Virgin Media is revamping its TV offering with a range of new features and products, as it aims to simplify the entertainment experience and “bring people closer to the TV they love”.
At a press launch today (30 November), Virgin Media showcased its V6 TV box, which it says is half the size but 10 times as powerful as the previous TiVo box. It allows people to record six programmes at once and access Netflix in one click, compared to Sky’s apparent seven clicks. The product includes an app that allows users to use their mobile phone as a remote, a new children’s app and a new user interface.
Virgin believes the new features are vital to reflect customers’ need for speed and flexibility.
“The way we are all watching TV is changing. That’s why our Virgin TV Anywhere app brings everything together to give our customers the freedom and flexibility to watch the very best TV and manage recording wherever they are,” said David Bouchier, chief digital entertainment officer at Virgin Media, speaking at the event.
And speaking to Marketing Week, Virgin Media CMO Kerris Bright said the new product and features will be promoted through the brand’s ‘Masters of Entertainment’ campaign, which was launched at the beginning of the year.
“I think [Masters of Entertainment] was successful for two reasons, one is that it is born on consumer insights and the second is people just want to watch the telly they love, when they want to watch it and in the way they want to watch it. It really reached people and is a very fresh way to talk about entertainment in a cluttered world,” she said.
Bright said Virgin Media does not want its customers to “radically change” their behaviour and that the different options on offer allow customers to pick and choose. This is why the company is also launching a Virgin Media Store, which will allow customers to purchase digital films and also receive a DVD in the post.
Although Sky has already beaten Virgin Media to the post with the offer, Bright said the Virgin Media Store offers another way of accessing entertainment, something it has found its customers want.
“Our main focus is looking at ‘what do customers really want to watch’. We have to appeal to a broad market and the vast amount of viewing is still linear,” she said.

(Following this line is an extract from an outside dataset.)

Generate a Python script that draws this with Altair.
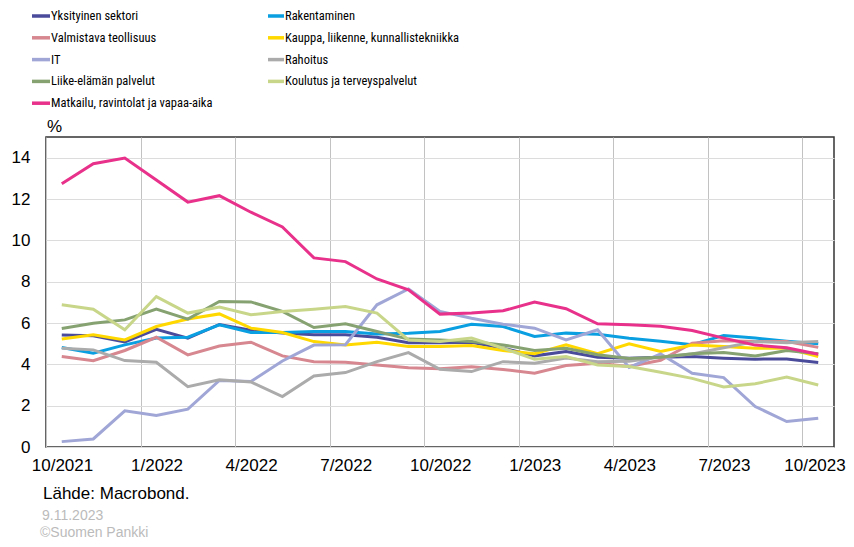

Despite the fact the DVD move seems odd in comparison to the brand’s more technical introductions, Bright believes it responding to demand from Virgin Media’s customers, who she claims want a “visual manifestation” of their film tastes.
“There is something about a DVD in a box, it is like the visual manifestation of my tastes, showing the collection of my tastes. I can also share it with my friends more easily,” Bright said.